27 835
Regels inzake stankemissie van veehouderijen in ontwikkelings- en verwevingsgebieden (Wet stankemissie veehouderijen in landbouwontwikkelings- en verwevingsgebieden)

nr. 12
GEWIJZIGD AMENDEMENT VAN HET LID VAN DER VLIES TER VERVANGING VAN DAT GEDRUKT ONDER NR. 8

Ontvangen 20 november 2001

De ondergetekende stelt het volgende amendement voor:

I

In artikel 1, eerste lid, wordt na de omschrijving van «dierenverblijf» ingevoegd: extensiveringsgebied: extensiveringsgebied als bedoeld in artikel 1 van de Reconstructiewet concentratiegebieden;.

II

In artikel 2, eerste lid, worden de woorden «of een verwevingsgebied» vervangen door: , een verwevingsgebied of een extensiveringsgebied met het primaat natuur, bedoeld in artikel 1 van de Reconstructiewet concentratiegebieden,.

Toelichting

De extensiveringsgebieden zijn buffergebieden rond woonconcentraties en rond natuurgebieden. Voor deze gebieden is een nieuw beoordelingskader in voorbereiding dat zal leiden tot een strenger beleid (zie TK 26 445, nr. 64). Deze strengere normen zijn verklaarbaar rond woonkernen, maar rond natuurgebieden niet. Daar zijn immers weinig stankgehinderden. Bovendien is de uitwerking contraproductief. Door strengere normen ontstaan grotere hindercirkels, waardoor functieverandering in de omgeving van deze bedrijven wordt bemoeilijkt, terwijl in deze gebieden andere functies dan veehouderij worden gewenst.

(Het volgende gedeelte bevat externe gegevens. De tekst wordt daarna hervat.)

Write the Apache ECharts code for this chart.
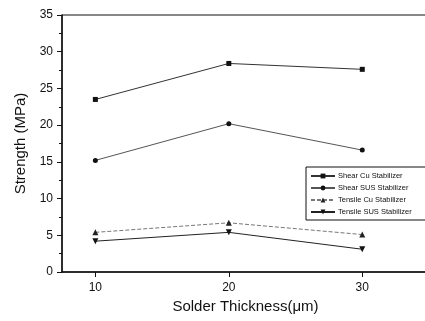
<!DOCTYPE html>
<html><head><meta charset="utf-8">
<script src="https://cdn.jsdelivr.net/npm/echarts@6/dist/echarts.min.js"></script>
<style>html,body{margin:0;padding:0;background:#fff}#c{width:425px;height:321px}</style>
</head><body><div id="c"></div>
<script>
const thickness = [10, 20, 30];
const shearCu = [23.5, 28.4, 27.6];
const shearSUS = [15.2, 20.2, 16.6];
const tensileCu = [5.4, 6.7, 5.1];
const tensileSUS = [4.2, 5.4, 3.1];
const seriesNames = ['Shear Cu Stabilizer', 'Shear SUS Stabilizer', 'Tensile Cu Stabilizer', 'Tensile SUS Stabilizer'];
const xTicks = [10, 20, 30];

const pair = arr => thickness.map((t, i) => [t, arr[i]]);
const font = 'Liberation Sans, Arial, sans-serif';
const chart = echarts.init(document.getElementById('c'), null, {renderer: 'canvas'});
chart.setOption({
  animation: false,
  backgroundColor: '#fff',
  grid: {left: 62, top: 15, right: -4, bottom: 49, outerBoundsMode: 'none', containLabel: false,
         show: true, borderColor: '#111', borderWidth: 1, backgroundColor: 'transparent'},
  xAxis: {
    type: 'value', min: 7.5, max: 35,
    name: 'Solder Thickness(\u03bcm)', nameLocation: 'middle', nameGap: 27,
    nameTextStyle: {fontFamily: font, fontSize: 15, color: '#111'},
    axisLine: {lineStyle: {color: '#111', width: 1.5}},
    axisTick: {inside: false, length: 5, customValues: xTicks, lineStyle: {color: '#111'}},
    axisLabel: {customValues: xTicks, fontFamily: font, fontSize: 12, color: '#111', margin: 10},
    splitLine: {show: false}
  },
  yAxis: {
    type: 'value', min: 0, max: 35, interval: 5,
    name: 'Strength (MPa)', nameLocation: 'middle', nameGap: 30,
    nameTextStyle: {fontFamily: font, fontSize: 15, color: '#111'},
    axisLine: {show: true, lineStyle: {color: '#111', width: 1.5}},
    axisTick: {inside: false, length: 5, lineStyle: {color: '#111'}},
    minorTick: {show: true, splitNumber: 2, length: 3, lineStyle: {color: '#111'}},
    axisLabel: {fontFamily: font, fontSize: 12, color: '#111', margin: 9},
    splitLine: {show: false}
  },
  legend: {
    orient: 'vertical', left: 306, top: 167,
    padding: [5, 16, 4, 4], itemGap: 4, itemWidth: 24, itemHeight: 6,
    borderColor: '#111', borderWidth: 1, backgroundColor: '#fff',
    textStyle: {fontFamily: font, fontSize: 7.5, color: '#111', padding: [0, 0, 0, -2]},
    data: seriesNames
  },
  series: [
    {name: seriesNames[0], type: 'line', data: pair(shearCu), symbol: 'rect', symbolSize: 5,
     itemStyle: {color: '#111'}, lineStyle: {color: '#333', width: 1}},
    {name: seriesNames[1], type: 'line', data: pair(shearSUS), symbol: 'circle', symbolSize: 5,
     itemStyle: {color: '#111'}, lineStyle: {color: '#555', width: 1}},
    {name: seriesNames[2], type: 'line', data: pair(tensileCu), symbol: 'triangle', symbolSize: 6,
     itemStyle: {color: '#222'}, lineStyle: {color: '#777', width: 1, type: [4, 2]}},
    {name: seriesNames[3], type: 'line', data: pair(tensileSUS), symbol: 'triangle', symbolRotate: 180, symbolSize: 6,
     itemStyle: {color: '#111'}, lineStyle: {color: '#222', width: 1}}
  ]
});
</script></body></html>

Dit amendement beoogt daarom de extensiveringsgebieden rond een natuurgebied wat betreft de stankemissie gelijk te stellen met een landbouwontwikkelings- en verwevingsgebied. Met dit amendement is uitbreiding van stank door een vergroting van de veestapel niet aan de orde vanwege de zonerende werking van het ammoniakbeleid.